## Feature Selection and ML to predict stock price movement

To anticipate the stock market is impossible, by all means today. Stock market (or perhaps any other market where irrationality supercedes rationalitity) is the most whimsical, unpredictable field. Even the most advanced machine learning or deep learning techniques have failed to bring consistent sum to gold miners.

However, in a vain attempt to build a reliable, or at least a surviving mechanism that barely loses in the market, I have decided to derive several features, those of particular stock and those of commodities and indices that investors often refer to measure the sentiment of the market.

I will be using ML tools to build a binary classifier, which tells the investors to either buy or sell 5 days prior to the next opening day. After that, we will see in the back testing to find out if the model has any usage. 

We will be testing with random forest classifier. 

## What features are we using?

There are various, in fact hundreds of possible indicators.

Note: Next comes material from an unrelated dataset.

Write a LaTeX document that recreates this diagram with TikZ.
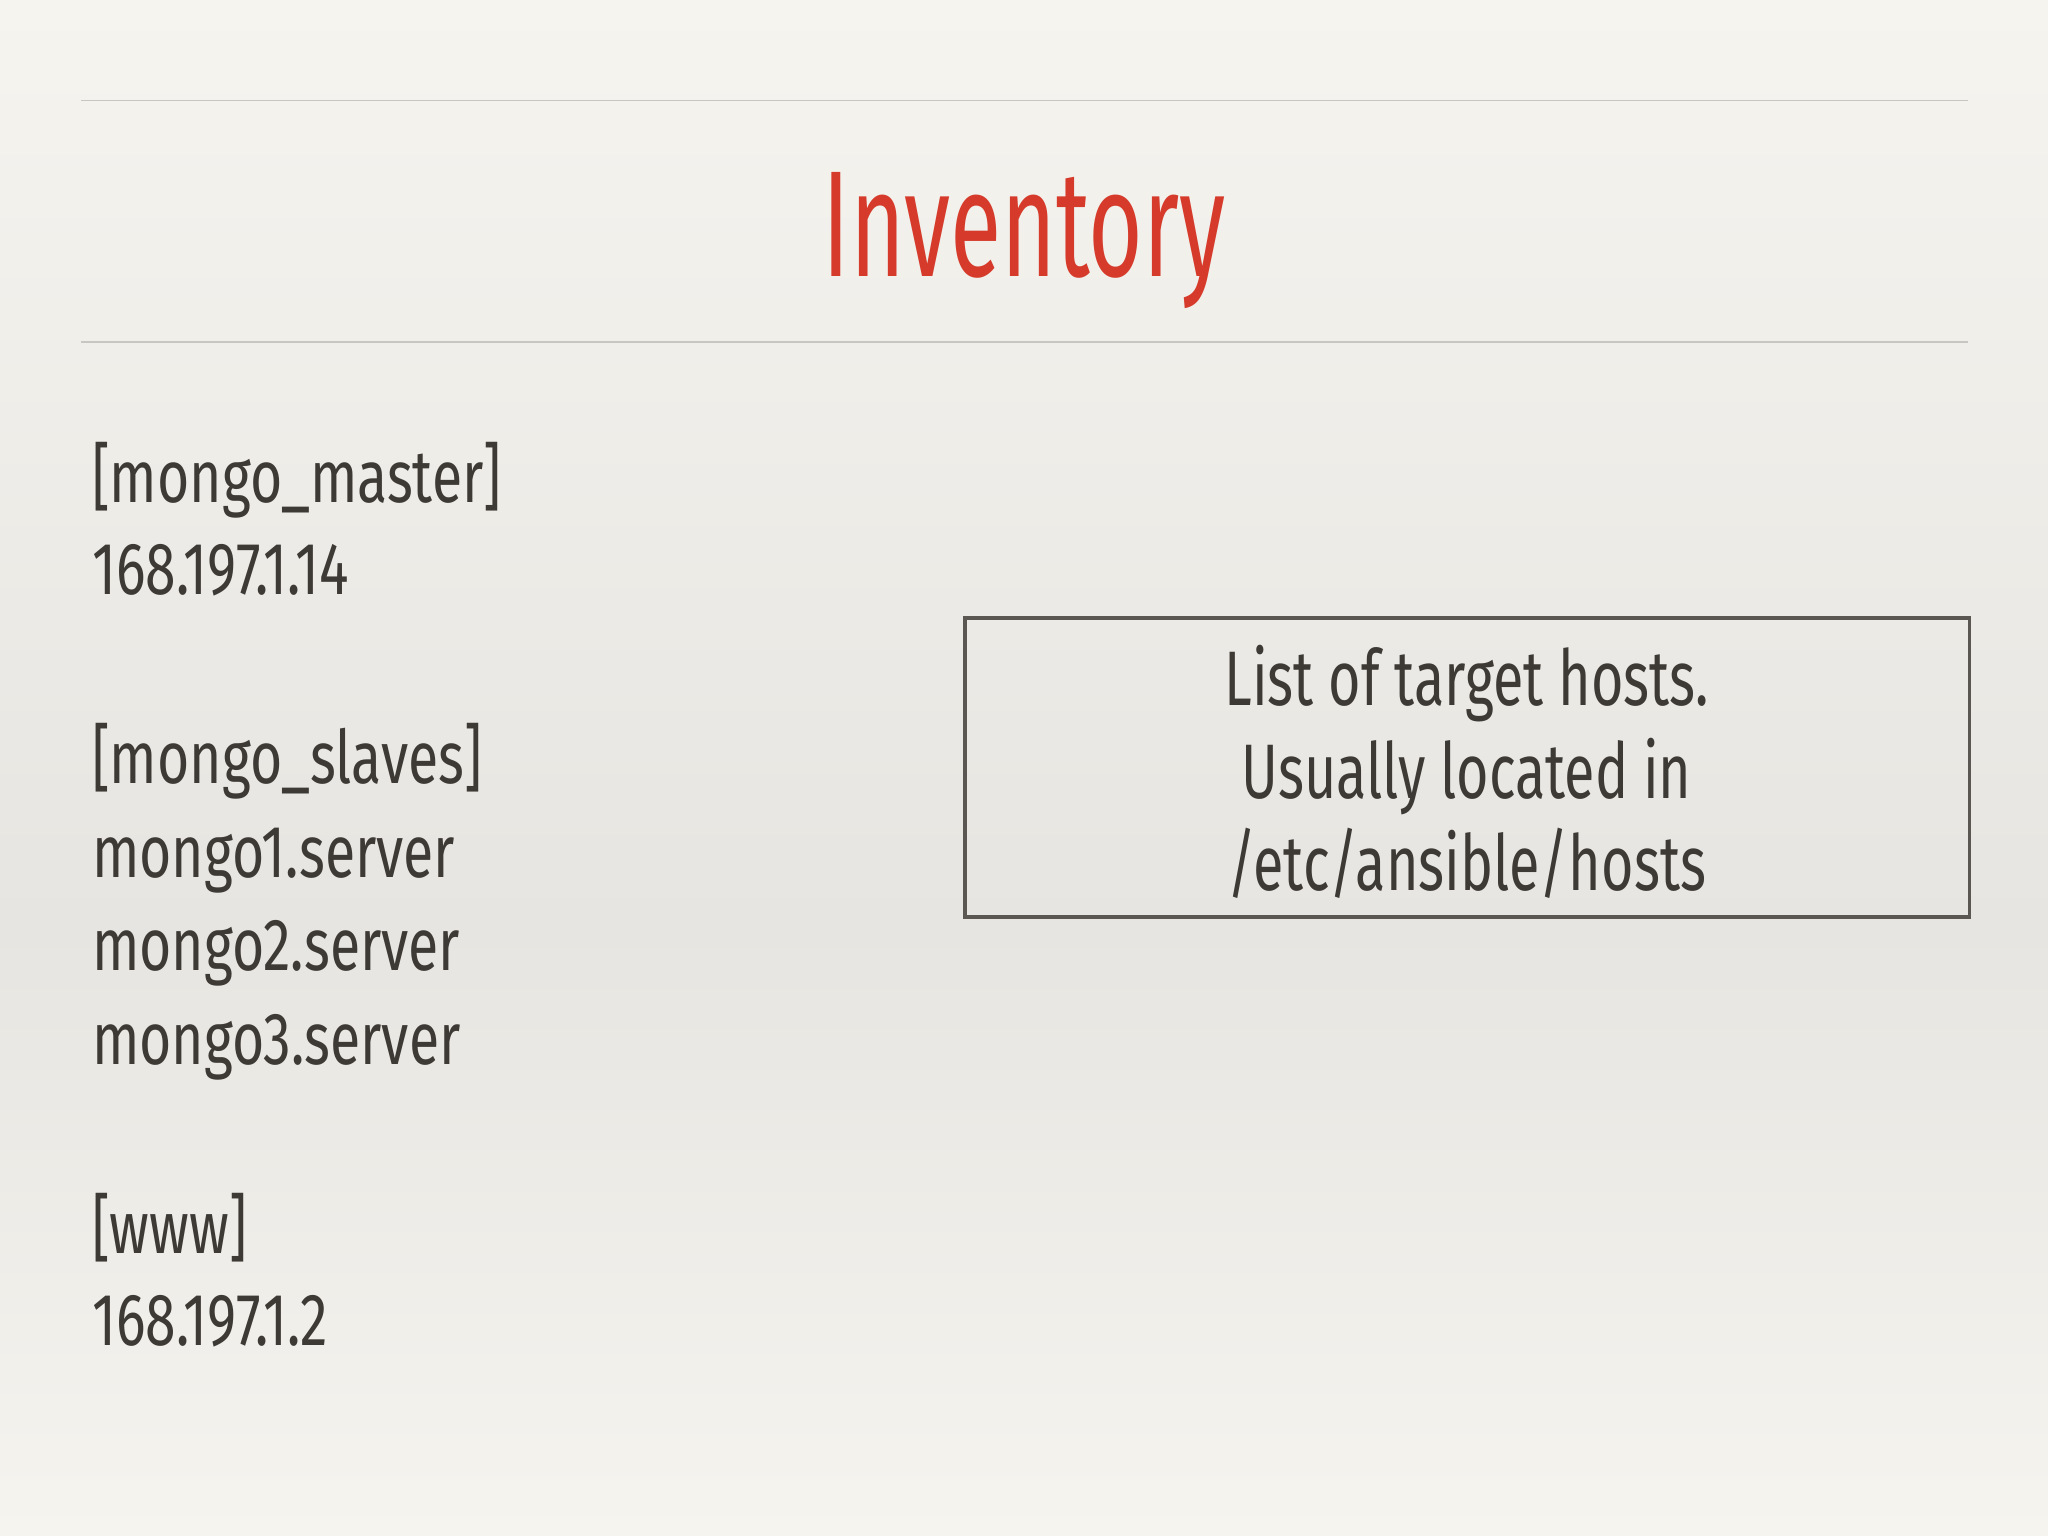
\documentclass[tikz,border=0pt]{standalone}
\usepackage{fontspec}
\setmainfont{Fira Sans}[FakeStretch=0.62]
\newfontfamily\bodyfont{Fira Sans}[FakeStretch=0.75]
\newfontfamily\boxfont{Fira Sans}[FakeStretch=0.72]
\begin{document}
\begin{tikzpicture}[x=0.01306cm,y=-0.01306cm,
  body/.style={anchor=base west,inner sep=0,font=\bodyfont\fontsize{21}{24}\selectfont,text=txt},
  boxt/.style={anchor=base,inner sep=0,font=\boxfont\fontsize{22}{26}\selectfont,text=txt}]
\definecolor{txt}{HTML}{3D3935}
\definecolor{ttl}{HTML}{D63A2A}
\definecolor{bgl}{HTML}{F5F4EF}
\definecolor{bgd}{HTML}{E6E5E1}
\definecolor{rule}{HTML}{C8C6C0}
\useasboundingbox (0,0) rectangle (1568,1176);
\shade[top color=bgl,bottom color=bgd] (0,0) rectangle (1568,710);
\shade[top color=bgd,bottom color=bgl] (0,710) rectangle (1568,1176);
\draw[rule,line width=0.5pt] (62,77) -- (1507,77);
\draw[rule,line width=0.5pt] (62,262) -- (1507,262);
\node[anchor=base,inner sep=0,text=ttl,font=\fontsize{43}{48}\selectfont] (title) at (784,212) {Inventory};
\node[body] (l1) at (70,385) {[mongo\_master]};
\node[body] (l2) at (70,455) {168.197.1.14};
\node[body] (l3) at (70,600) {[mongo\_slaves]};
\node[body] (l4) at (70,672) {mongo1.server};
\node[body] (l5) at (70,743) {mongo2.server};
\node[body] (l6) at (70,815) {mongo3.server};
\node[body] (l7) at (70,960) {[www]};
\node[body] (l8) at (70,1030) {168.197.1.2};
\draw[draw=txt!85,line width=1pt] (739,473) rectangle (1508,702);
\node[boxt] (b1) at (1123,540) {List of target hosts.};
\node[boxt] (b2) at (1123,611) {Usually located in};
\node[boxt] (b3) at (1123,682) {/etc/ansible/hosts};
\end{tikzpicture}
\end{document}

The following are examples of indicators we are going to use.

- % Price change from previous trading day
- Trade Volume
- Moving Averages 
- MACD
- Bollinger Bands



In [93]:
# Import necessary packages
%matplotlib inline
import pandas as pd
import numpy as np
import sys
import itertools
import re
import matplotlib.pyplot as plt
import seaborn as sns
from datetime import datetime
import yfinance as yf
from finta import TA
import ppscore as pps

from sklearn.preprocessing import StandardScaler
from sklearn.model_selection import train_test_split, cross_val_score, cross_val_predict, GridSearchCV
from sklearn.linear_model import SGDClassifier
from sklearn.ensemble import RandomForestClassifier
from sklearn.metrics import confusion_matrix, roc_curve, accuracy_score
from sklearn.decomposition import PCA
from xgboost import XGBClassifier

import warnings
warnings.filterwarnings('ignore')
plt.rcParams['figure.figsize'] = (12,6)


In [201]:
def df_caller(name):
    """
    Fetches basic info about the stock
    
    :param 1 name: ticker symbol
    :return: dataframe including volume, closing price, opening price, high price (during the day), low price
    """
    df = yf.download(name)
    if len(df) == 0:
        raise NameError
    
    # Into lower case
    df.rename(columns={'Volume':'volume','Close':'close','Open':'open','High':'high','Low':'low'}, inplace=True)
    
    # Fill any NaN values with prior 
    df.dropna(axis=0, inplace=True)
    
    """
    Add column that shows whether closing price will go up or down the next trading day - serving as our target variable
    """
    df['Target'] = 0
    change_pct = (df.shift(-1)['close'] - df['close']) / df['close']
    df['Target'][change_pct > 0] = 1
    df['Target'][change_pct < 0] = -1
    
    df = df.round(3)
    
    
    def finta(df):
        """
        Finta is a package that calls financial indicators for each ticker symbol.
        For more info, refer to https://github.com/peerchemist/finta

        Fetches +80 indicators from the given ticker symbol
        """

        finta_df = pd.DataFrame()
        indicators = dir(TA)[0:85]

        # These indicators are either null or non-usable. Remove them from the list
        n_a = ['ALMA','MAMA','FRAMA','LWMA','VIDYA','SWI','TMF','VR','QSTICK','STC','OBV']
        indicators = [i for i in indicators if i not in n_a]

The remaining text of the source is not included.